The Asan Institute for Policy Studies hosted the Asan Dosirak Series with H.E. Mr. Viorel Isticioaia Budura, Managing Director for Asia and the Pacific at the European External Action Service (EEAS), on Wednesday, February 26, 2014. His talk titled, “EU Policy Priorities in Asia and the Pacific” addressed the latest developments on the EU-ROK relationship and policy and security issues on the Korean Peninsula and Northeast Asia.

Date / Time: Wednesday, February 26, 2014/ 10:30AM-1:00PM
Place: Conference Room (2F), The Asan Institute for Policy Studies

 

Summary

 
Mr. Isticioaia Budura began by speaking on the current status and prospects for the EEAS relations with its strategic partners in Asia, namely South Korea, Japan, China, and India. He emphasized that these strategic partnerships were made with the intention to open a new chapter of bilateral relations and to broaden bilateral relations beyond trade. The political framework agreement between South Korea and the EU, which was concluded in 2010, expanded areas of bilateral cooperation and policy including climate change, energy, migration, etc. Negotiations continue with Japan on a political framework agreement (FA) and a free trade agreement (FTA), the conclusion of which could lead to other areas of cooperation on regional and international issues. Although FTA negotiations have started with India, there are still a number of issues on the agenda within the Indian legislation. The EU has recently concluded an investment agreement with China, the largest ever concluded by the EU, in January 2014, but several issues still remain on the negotiation table.
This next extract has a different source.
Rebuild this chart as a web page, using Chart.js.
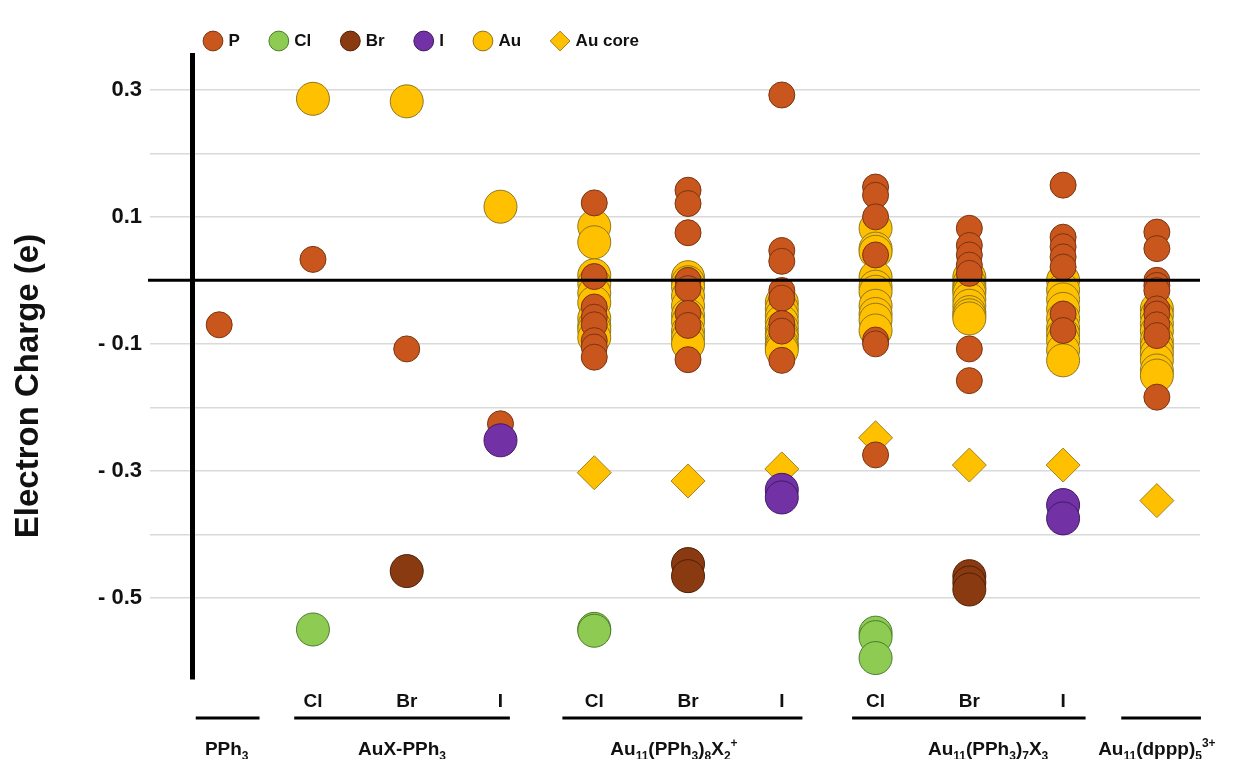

According to Mr. Isticioaia Budura, other Asia-Pacific countries such as Australia and New Zealand are labeled as “like-minded partners” and are negotiating framework agreements together with free trade agreements with the EU. Mr. Isticioaia Budura considers ASEAN to be a sister organization of the EU where it receives support in community building projects and is viewed as playing an important role in shaping the regional structure of Asia. In concluding his agenda on EU’s Asia policy, Mr. Isticioaia Budura stated that the EU should present itself as a model of collective entity and offer ideas in addressing current challenges of the region left by the legacies of history. The EU is proof that such challenges can be overcome and that it has a number of assets and a great deal of experience in multilateral institution building aimed at keeping regional peace and prosperity. Mr. Isticioaia Budura emphasized that the EU is looking forward to cooperating with its Asian partners as they look towards establishing similar institutions.

Mr. Isticioaia Budura concludes that the EU-Korea relationship is a pioneering exercise built on a solid foundation. The EU closely follows developments on the Korean Peninsula and supports international solidarity in condemning the North Korean regime. The EU meets with North Korean officials two or three times a year in Brussels and seven of its member states have embassies in Pyongyang. Officials from North Korea are interested in having EU representation on the ground in North Korea for the benefits of training and establishing diplomatic channels. The EU would accept such requests, provided that North Korea complies with some key expectations. The human rights issue is of big priority for the EU. Mr. Isticioaia Budura considers that the recent report of the UN Commission of Inquiry on the human rights situation in North Korea has brought evidence that North Korean authorities should take into account. He emphasized that the EU can offer a mirror on how the international community perceives the situation.

During the Q&A session, questions mostly focused on the progress of EU-China relations, technicalities of the EEAS and the way that the EEAS operates with the EU. Mr. Isticioaia Budura responded by emphasizing the soft power element of the EU and his perspective on the EU-China negotiations. Mr. Isticioaia Budura also pointed out the important role the EEAS is playing for the EU and its member states in providing diplomatic resources in Asia.

The views expressed herein do not necessarily reflect the views of The Asan Institute for Policy Studies.

Speaker

H.E. Mr. Viorel Isticioaia Budura is the Managing Director for Asia and the Pacific at the European External Action Service. He is also a guest professor at Beijing University of Foreign Studies and a member of the Council of the Association of the Beijing University Alumni. Prior to this, he was the Ambassador of Romania to the People’s Republic of China and Mongolia (2002-2010), and the Ambassador of Romania to the Republic of Korea (2000-2002). Other former positions include minister counsellor at the Embassy of Romania, London; deputy director at the UN Department of the Ministry of Foreign Affairs of Romania; and minister counsellor at the Embassy of Romania, Tokyo. Ambassador Isticioaia Budura holds a B.A. in philosophy and history from the University of Bucharest and a B.A. in Chinese language and literature from Nankai University, Tianjin, China.